Aug 14, 2017, 11:58 AM
The Gambia Chamber of Commerce and Industry, GCCI, in collaboration with the International Monetary Fund and the Ministry of Finance and Economic Affairs Tuesday organized a day-long economic outreach seminar on tax reforms in The Gambia.
The seminar, aimed at disseminating the findings of the study, provides an opportunity for the private sector, government institutions and the general public to interact, ask questions and learn about the subject.
Speaking at the opening ceremony, Bai Matarr Drammeh, president of the GCCI, said the demand for exports in Africa has fallen; commodity prices declined and remittance flows may be weakening.
According to Drammeh, who is also the president of Federation of West African Chambers of Commerce and Industry (FEWACCI), like the rest of the world, the continent is feeling the impact of the global financial and economic crisis, and the economic slowdown is also likely to increase credit risk and non-performing assets, weakening the balance sheets of financial institutions and corporations.
“The tighter global credit and investors risk aversion have led portfolio flows to reverse, deterred foreign direct investment in our countries and made trade finance more costly,” he said, adding that the squeeze on the financial flows implies that the continent will once again rely greatly on the multilateral financial institutions, that is, the IMF, the World Bank and the African Development Bank.
While underscoring the importance of taxes, the GCCI president said taxes account for almost all of government revenue in most African countries.
“Increasing tax revenue can have a significant impact on improving domestic resource mobilisation, provided it does so without discouraging private economic activity,” he said.
Noting that Africa loses significant amounts of its own much-needed resources through capital flight, Drammeh said the estimates of capital flight from Africa vary considerably, and that according to the African Union US$148 billion leaves the continent every year because of corruption.
Mod Secka, permanent secretary at the Ministry of Finance and Economic Affairs said the reforms seek to improve effectiveness and efficiency of tax policies for improved domestic revenue mobilization, and creation of a better investment climate.
“As a result of these reforms, the government amalgamated domestic tax department (DTD) and the Customs and Excise Department (CED) leading to the creation of Gambia Revenue Authority (GRA),” he said.
According to him, despite the improvement in resource mobilization with the creation of GRA, emphasis is still being made towards strengthening tax administration and tax collection.
He stated that in its efforts to modernize and strengthen the tax system for improved domestic resource mobilization in support of national development, the Government of the Gambia has made a commitment to replace the existing sales tax with Value Added Tax (VAT) by January 2013.
This, he went on, will provide a great opportunity to widen tax base, as the VAT is seen as more broad-based revenue enhancing consumption tax than the current sales tax, which applies to limited domestic supplies of goods and services and imports.

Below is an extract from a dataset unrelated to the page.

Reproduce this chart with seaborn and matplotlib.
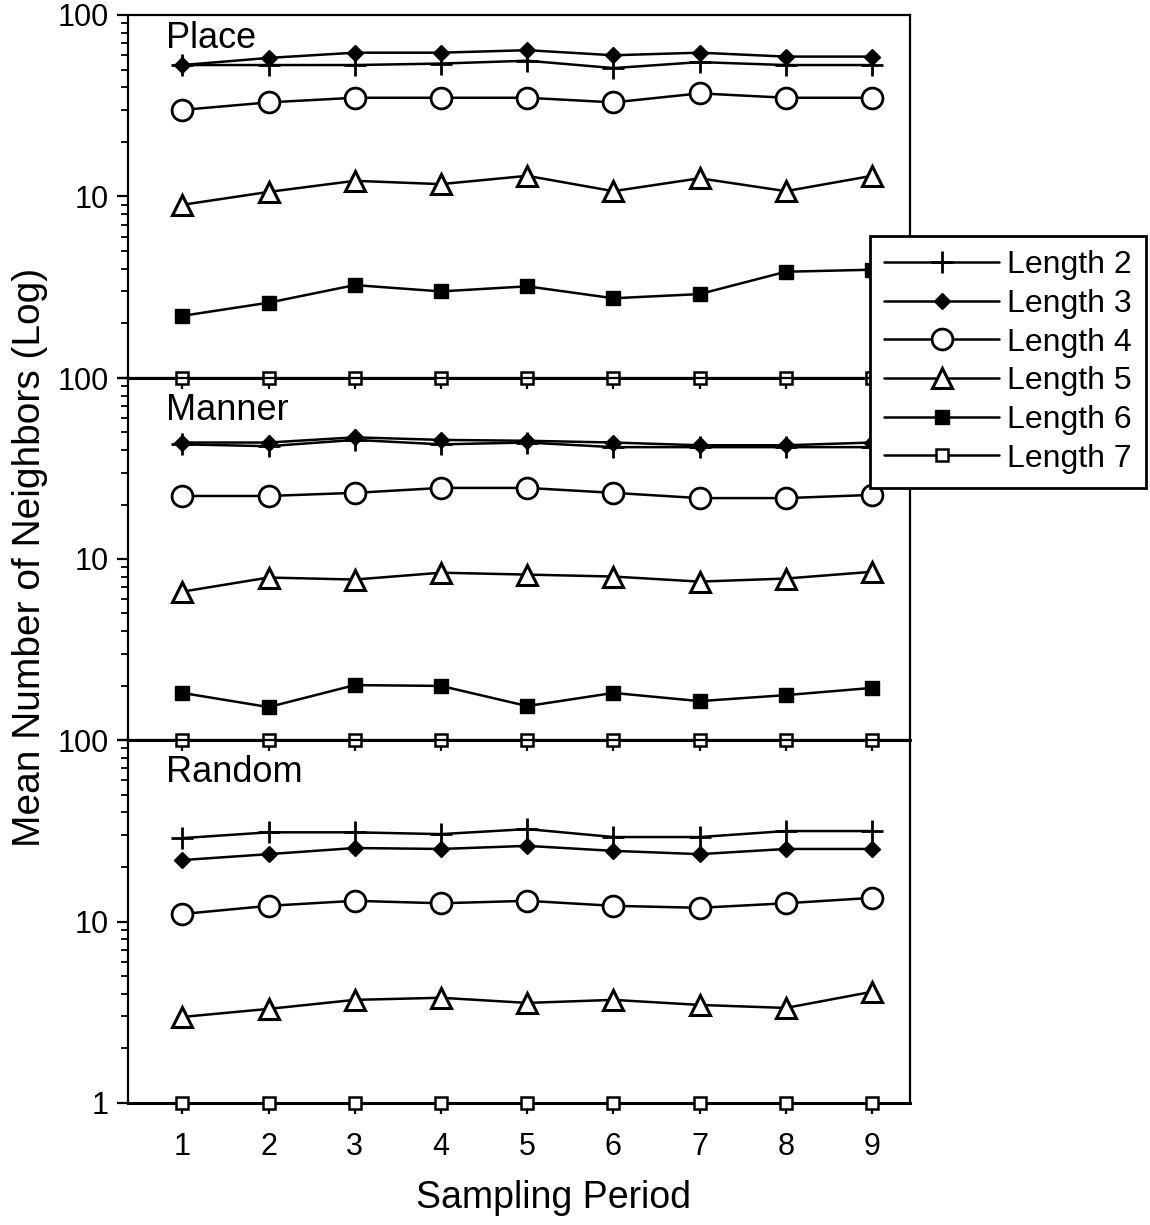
import numpy as np
import pandas as pd
import matplotlib
matplotlib.use("Agg")
import matplotlib.pyplot as plt
from matplotlib.ticker import LogLocator, NullFormatter, FixedLocator
import seaborn as sns

periods = [1, 2, 3, 4, 5, 6, 7, 8, 9]
panels = ["Place", "Manner", "Random"]
lengths = ["Length 2", "Length 3", "Length 4", "Length 5", "Length 6", "Length 7"]

place_l2 = [53, 53, 53, 54, 56, 51, 55, 53, 53]
place_l3 = [53, 58, 62, 62, 64, 60, 62, 59, 59]
place_l4 = [30, 33, 35, 35, 35, 33, 37, 35, 35]
place_l5 = [9.0, 10.6, 12.2, 11.7, 13.0, 10.7, 12.6, 10.7, 13.0]
place_l6 = [2.2, 2.6, 3.25, 3.0, 3.2, 2.75, 2.9, 3.85, 3.95]
place_l7 = [1, 1, 1, 1, 1, 1, 1, 1, 1]

manner_l2 = [43, 42, 45.5, 43, 44, 41.5, 41.5, 41.5, 41.5]
manner_l3 = [44, 44, 47, 45.5, 45, 44, 42.5, 42.5, 44]
manner_l4 = [22.3, 22.3, 23.2, 24.7, 24.7, 23.2, 21.7, 21.7, 22.6]
manner_l5 = [6.6, 7.9, 7.7, 8.4, 8.2, 8.0, 7.5, 7.8, 8.5]
manner_l6 = [1.82, 1.52, 2.01, 1.99, 1.54, 1.82, 1.64, 1.77, 1.94]
manner_l7 = [1, 1, 1, 1, 1, 1, 1, 1, 1]

random_l2 = [28.8, 31, 31, 30.3, 32.3, 29.2, 29.2, 31.5, 31.5]
random_l3 = [21.8, 23.5, 25.4, 25.1, 26.1, 24.5, 23.5, 25.1, 25.1]
random_l4 = [11.0, 12.2, 13.0, 12.6, 13.0, 12.2, 11.9, 12.6, 13.5]
random_l5 = [2.98, 3.3, 3.7, 3.8, 3.56, 3.7, 3.47, 3.34, 4.1]
random_l7 = [1, 1, 1, 1, 1, 1, 1, 1, 1]

panel_data = {
    "Place": {"Length 2": place_l2, "Length 3": place_l3, "Length 4": place_l4,
              "Length 5": place_l5, "Length 6": place_l6, "Length 7": place_l7},
    "Manner": {"Length 2": manner_l2, "Length 3": manner_l3, "Length 4": manner_l4,
               "Length 5": manner_l5, "Length 6": manner_l6, "Length 7": manner_l7},
    "Random": {"Length 2": random_l2, "Length 3": random_l3, "Length 4": random_l4,
               "Length 5": random_l5, "Length 7": random_l7},
}

styles = {
    "Length 2": dict(marker="+", markersize=16, markerfacecolor="black", markeredgewidth=2.0),
    "Length 3": dict(marker="D", markersize=8, markerfacecolor="black", markeredgewidth=1.0),
    "Length 4": dict(marker="o", markersize=15, markerfacecolor="white", markeredgewidth=2.0),
    "Length 5": dict(marker="^", markersize=14, markerfacecolor="white", markeredgewidth=2.2),
    "Length 6": dict(marker="s", markersize=10, markerfacecolor="black", markeredgewidth=1.0),
    "Length 7": dict(marker="s", markersize=8, markerfacecolor="white", markeredgewidth=1.8),
}

sns.set_theme(style="ticks")
plt.rcParams["font.family"] = ["Liberation Sans", "DejaVu Sans"]
plt.rcParams["text.color"] = "black"
plt.rcParams["xtick.color"] = "black"
plt.rcParams["ytick.color"] = "black"
plt.rcParams["axes.labelcolor"] = "black"

W, H = 1150, 1225
fig = plt.figure(figsize=(W / 100, H / 100), dpi=100)

left_px, right_px = 128, 910
tops = [15, 378, 740]
bottoms = [378, 740, 1103]
label_offsets = [24, 33, 33]

axes = []
for i, name in enumerate(panels):
    ax = fig.add_axes([left_px / W, 1 - bottoms[i] / H,
                       (right_px - left_px) / W, (bottoms[i] - tops[i]) / H])
    ax.set_facecolor("none")
    for lname, vals in panel_data[name].items():
        df = pd.DataFrame({"period": periods, "value": vals})
        sns.lineplot(data=df, x="period", y="value", ax=ax, color="black",
                     linewidth=1.8, markeredgecolor="black", label=lname,
                     clip_on=False, zorder=3, **styles[lname])
    ax.set_yscale("log")
    ax.set_ylim(1, 100)
    ax.set_xlim(0.37, 9.44)
    ax.set_xlabel("")
    ax.set_ylabel("")
    ax.yaxis.set_major_locator(FixedLocator([1, 10, 100]))
    if i < 2:
        ax.set_yticklabels(["", "10", "100"])
    else:
        ax.set_yticklabels(["1", "10", "100"])
    ax.yaxis.set_minor_locator(LogLocator(base=10, subs=np.arange(2, 10)))
    ax.yaxis.set_minor_formatter(NullFormatter())
    ax.set_xticks(periods)
    if i < 2:
        ax.set_xticklabels([])
    else:
        ax.set_xticklabels([str(p) for p in periods])
    ax.tick_params(axis="y", which="major", direction="out", length=8, width=1.6,
                   labelsize=22, pad=6, colors="black")
    ax.tick_params(axis="y", which="minor", direction="out", length=5, width=1.3)
    ax.tick_params(axis="x", which="major", direction="out", length=8, width=1.6,
                   labelsize=22, pad=13, colors="black")
    for sp in ax.spines.values():
        sp.set_color("black")
        sp.set_linewidth(1.6)
    ax.spines["bottom"].set_linewidth(2.2)
    ax.text(0.048, 1 - label_offsets[i] / (bottoms[i] - tops[i]), name,
            transform=ax.transAxes, fontsize=26, va="center", ha="left",
            color="black")
    ax.get_legend().remove()
    axes.append(ax)

handles, labels = axes[0].get_legend_handles_labels()
leg = fig.legend(handles, labels, loc="upper left",
                 bbox_to_anchor=(870 / W, 1 - 236 / H),
                 fontsize=23, frameon=True, fancybox=False, framealpha=1,
                 edgecolor="black", handlelength=3.6, handletextpad=0.25,
                 labelspacing=0.27, borderpad=0.45, borderaxespad=0.0,
                 labelcolor="black")
leg.get_frame().set_linewidth(2.0)
leg.set_zorder(10)

fig.text(30 / W, 1 - 557 / H, "Mean Number of Neighbors (Log)", rotation=90,
         fontsize=28, ha="center", va="center", color="black")
fig.text(553 / W, 1 - 1198 / H, "Sampling Period", fontsize=27,
         ha="center", va="center", color="black")

fig.savefig("out.png", dpi=100, facecolor="white")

“We believe the VAT has the ability to enhance both domestic and international competitiveness, since the tax does not stick to local businesses and exports only. “In 2011, government will further consolidate these reforms in addition to undertake studies aimed at rationalizing and harmonization of taxes and duties, stepping up monitoring and evaluation of performances of key tax revenue sources and systems; ensuring transparency and standardization in application of tax rules and procedures; and encouraging greater compliance,” PS Secka added.
Among the speakers at the meeting, which included a question and answer session, was the IMF resident representative, Meshack T. Tjirongo, and David Dunn, the IMF mission chief.